The problem ▸ Please retype the data in full and exactly; the pictures are not part of the copy.

Raw data ▸

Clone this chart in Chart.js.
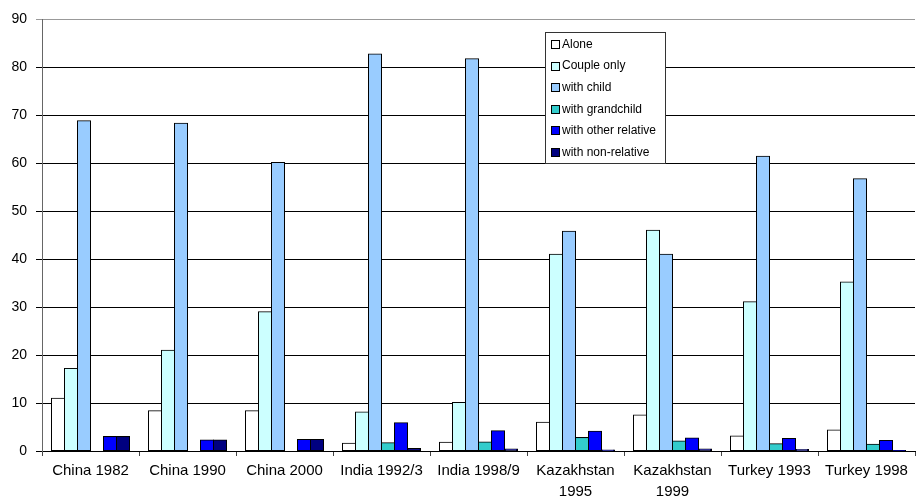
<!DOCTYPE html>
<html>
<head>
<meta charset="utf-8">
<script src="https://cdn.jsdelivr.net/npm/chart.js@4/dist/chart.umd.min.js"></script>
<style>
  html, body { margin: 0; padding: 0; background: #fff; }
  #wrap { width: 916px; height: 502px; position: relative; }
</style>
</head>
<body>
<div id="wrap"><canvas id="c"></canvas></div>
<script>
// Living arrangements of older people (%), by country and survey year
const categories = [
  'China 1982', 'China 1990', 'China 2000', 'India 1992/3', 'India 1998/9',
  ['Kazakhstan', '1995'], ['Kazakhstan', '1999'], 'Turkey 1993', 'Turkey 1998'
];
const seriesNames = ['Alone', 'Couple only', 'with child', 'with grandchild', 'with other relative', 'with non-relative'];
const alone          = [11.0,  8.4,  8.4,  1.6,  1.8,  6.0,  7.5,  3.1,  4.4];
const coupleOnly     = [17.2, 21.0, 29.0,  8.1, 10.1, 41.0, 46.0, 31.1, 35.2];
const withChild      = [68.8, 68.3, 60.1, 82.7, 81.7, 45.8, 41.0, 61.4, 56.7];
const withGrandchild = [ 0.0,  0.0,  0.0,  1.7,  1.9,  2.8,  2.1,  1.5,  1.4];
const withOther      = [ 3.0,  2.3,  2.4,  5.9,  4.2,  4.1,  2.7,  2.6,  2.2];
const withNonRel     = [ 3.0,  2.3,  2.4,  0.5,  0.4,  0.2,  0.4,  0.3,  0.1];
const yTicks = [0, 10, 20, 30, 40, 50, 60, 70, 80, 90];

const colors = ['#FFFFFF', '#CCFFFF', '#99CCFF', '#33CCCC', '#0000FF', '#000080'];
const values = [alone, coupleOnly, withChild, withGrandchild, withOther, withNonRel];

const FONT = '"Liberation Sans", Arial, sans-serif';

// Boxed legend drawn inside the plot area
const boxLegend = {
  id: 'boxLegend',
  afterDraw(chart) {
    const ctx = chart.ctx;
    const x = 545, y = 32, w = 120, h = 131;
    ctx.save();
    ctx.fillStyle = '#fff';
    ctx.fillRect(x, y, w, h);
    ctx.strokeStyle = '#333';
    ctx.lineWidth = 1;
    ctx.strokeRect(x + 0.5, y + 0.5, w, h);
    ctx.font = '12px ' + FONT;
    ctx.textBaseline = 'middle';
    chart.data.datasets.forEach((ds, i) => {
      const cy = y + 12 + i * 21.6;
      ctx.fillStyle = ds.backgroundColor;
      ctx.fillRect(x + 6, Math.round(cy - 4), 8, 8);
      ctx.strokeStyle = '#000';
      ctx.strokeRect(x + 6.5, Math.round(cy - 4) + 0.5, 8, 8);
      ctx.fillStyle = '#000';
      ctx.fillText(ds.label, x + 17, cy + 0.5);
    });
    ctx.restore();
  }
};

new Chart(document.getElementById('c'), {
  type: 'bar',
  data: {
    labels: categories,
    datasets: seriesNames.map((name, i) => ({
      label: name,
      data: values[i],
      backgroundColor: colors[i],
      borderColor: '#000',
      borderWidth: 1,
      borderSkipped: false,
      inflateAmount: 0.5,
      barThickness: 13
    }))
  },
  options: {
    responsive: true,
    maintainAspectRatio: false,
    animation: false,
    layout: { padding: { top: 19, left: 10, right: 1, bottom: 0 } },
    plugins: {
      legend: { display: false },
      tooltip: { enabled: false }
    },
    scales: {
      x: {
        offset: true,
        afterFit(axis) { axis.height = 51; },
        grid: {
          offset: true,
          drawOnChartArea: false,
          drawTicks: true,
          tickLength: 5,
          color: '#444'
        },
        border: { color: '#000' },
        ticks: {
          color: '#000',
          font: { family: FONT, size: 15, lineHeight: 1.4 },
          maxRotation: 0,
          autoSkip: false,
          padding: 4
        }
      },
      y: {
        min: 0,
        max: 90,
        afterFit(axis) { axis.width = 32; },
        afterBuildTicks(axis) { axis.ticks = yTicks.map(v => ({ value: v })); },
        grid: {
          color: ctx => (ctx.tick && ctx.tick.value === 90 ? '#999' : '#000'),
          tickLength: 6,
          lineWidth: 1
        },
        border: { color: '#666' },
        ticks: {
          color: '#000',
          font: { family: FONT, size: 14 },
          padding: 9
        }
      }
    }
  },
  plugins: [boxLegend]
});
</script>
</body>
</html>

Answer to this task ▸
Clone this chart in Chart.js.
<!DOCTYPE html>
<html>
<head>
<meta charset="utf-8">
<script src="https://cdn.jsdelivr.net/npm/chart.js@4/dist/chart.umd.min.js"></script>
<style>
  html, body { margin: 0; padding: 0; background: #fff; }
  #wrap { width: 916px; height: 502px; position: relative; }
</style>
</head>
<body>
<div id="wrap"><canvas id="c"></canvas></div>
<script>
// Living arrangements of older people (%), by country and survey year
const categories = [
  'China 1982', 'China 1990', 'China 2000', 'India 1992/3', 'India 1998/9',
  ['Kazakhstan', '1995'], ['Kazakhstan', '1999'], 'Turkey 1993', 'Turkey 1998'
];
const seriesNames = ['Alone', 'Couple only', 'with child', 'with grandchild', 'with other relative', 'with non-relative'];
const alone          = [11.0,  8.4,  8.4,  1.6,  1.8,  6.0,  7.5,  3.1,  4.4];
const coupleOnly     = [17.2, 21.0, 29.0,  8.1, 10.1, 41.0, 46.0, 31.1, 35.2];
const withChild      = [68.8, 68.3, 60.1, 82.7, 81.7, 45.8, 41.0, 61.4, 56.7];
const withGrandchild = [ 0.0,  0.0,  0.0,  1.7,  1.9,  2.8,  2.1,  1.5,  1.4];
const withOther      = [ 3.0,  2.3,  2.4,  5.9,  4.2,  4.1,  2.7,  2.6,  2.2];
const withNonRel     = [ 3.0,  2.3,  2.4,  0.5,  0.4,  0.2,  0.4,  0.3,  0.1];
const yTicks = [0, 10, 20, 30, 40, 50, 60, 70, 80, 90];

const colors = ['#FFFFFF', '#CCFFFF', '#99CCFF', '#33CCCC', '#0000FF', '#000080'];
const values = [alone, coupleOnly, withChild, withGrandchild, withOther, withNonRel];

const FONT = '"Liberation Sans", Arial, sans-serif';

// Boxed legend drawn inside the plot area
const boxLegend = {
  id: 'boxLegend',
  afterDraw(chart) {
    const ctx = chart.ctx;
    const x = 545, y = 32, w = 120, h = 131;
    ctx.save();
    ctx.fillStyle = '#fff';
    ctx.fillRect(x, y, w, h);
    ctx.strokeStyle = '#333';
    ctx.lineWidth = 1;
    ctx.strokeRect(x + 0.5, y + 0.5, w, h);
    ctx.font = '12px ' + FONT;
    ctx.textBaseline = 'middle';
    chart.data.datasets.forEach((ds, i) => {
      const cy = y + 12 + i * 21.6;
      ctx.fillStyle = ds.backgroundColor;
      ctx.fillRect(x + 6, Math.round(cy - 4), 8, 8);
      ctx.strokeStyle = '#000';
      ctx.strokeRect(x + 6.5, Math.round(cy - 4) + 0.5, 8, 8);
      ctx.fillStyle = '#000';
      ctx.fillText(ds.label, x + 17, cy + 0.5);
    });
    ctx.restore();
  }
};

new Chart(document.getElementById('c'), {
  type: 'bar',
  data: {
    labels: categories,
    datasets: seriesNames.map((name, i) => ({
      label: name,
      data: values[i],
      backgroundColor: colors[i],
      borderColor: '#000',
      borderWidth: 1,
      borderSkipped: false,
      inflateAmount: 0.5,
      barThickness: 13
    }))
  },
  options: {
    responsive: true,
    maintainAspectRatio: false,
    animation: false,
    layout: { padding: { top: 19, left: 10, right: 1, bottom: 0 } },
    plugins: {
      legend: { display: false },
      tooltip: { enabled: false }
    },
    scales: {
      x: {
        offset: true,
        afterFit(axis) { axis.height = 51; },
        grid: {
          offset: true,
          drawOnChartArea: false,
          drawTicks: true,
          tickLength: 5,
          color: '#444'
        },
        border: { color: '#000' },
        ticks: {
          color: '#000',
          font: { family: FONT, size: 15, lineHeight: 1.4 },
          maxRotation: 0,
          autoSkip: false,
          padding: 4
        }
      },
      y: {
        min: 0,
        max: 90,
        afterFit(axis) { axis.width = 32; },
        afterBuildTicks(axis) { axis.ticks = yTicks.map(v => ({ value: v })); },
        grid: {
          color: ctx => (ctx.tick && ctx.tick.value === 90 ? '#999' : '#000'),
          tickLength: 6,
          lineWidth: 1
        },
        border: { color: '#666' },
        ticks: {
          color: '#000',
          font: { family: FONT, size: 14 },
          padding: 9
        }
      }
    }
  },
  plugins: [boxLegend]
});
</script>
</body>
</html>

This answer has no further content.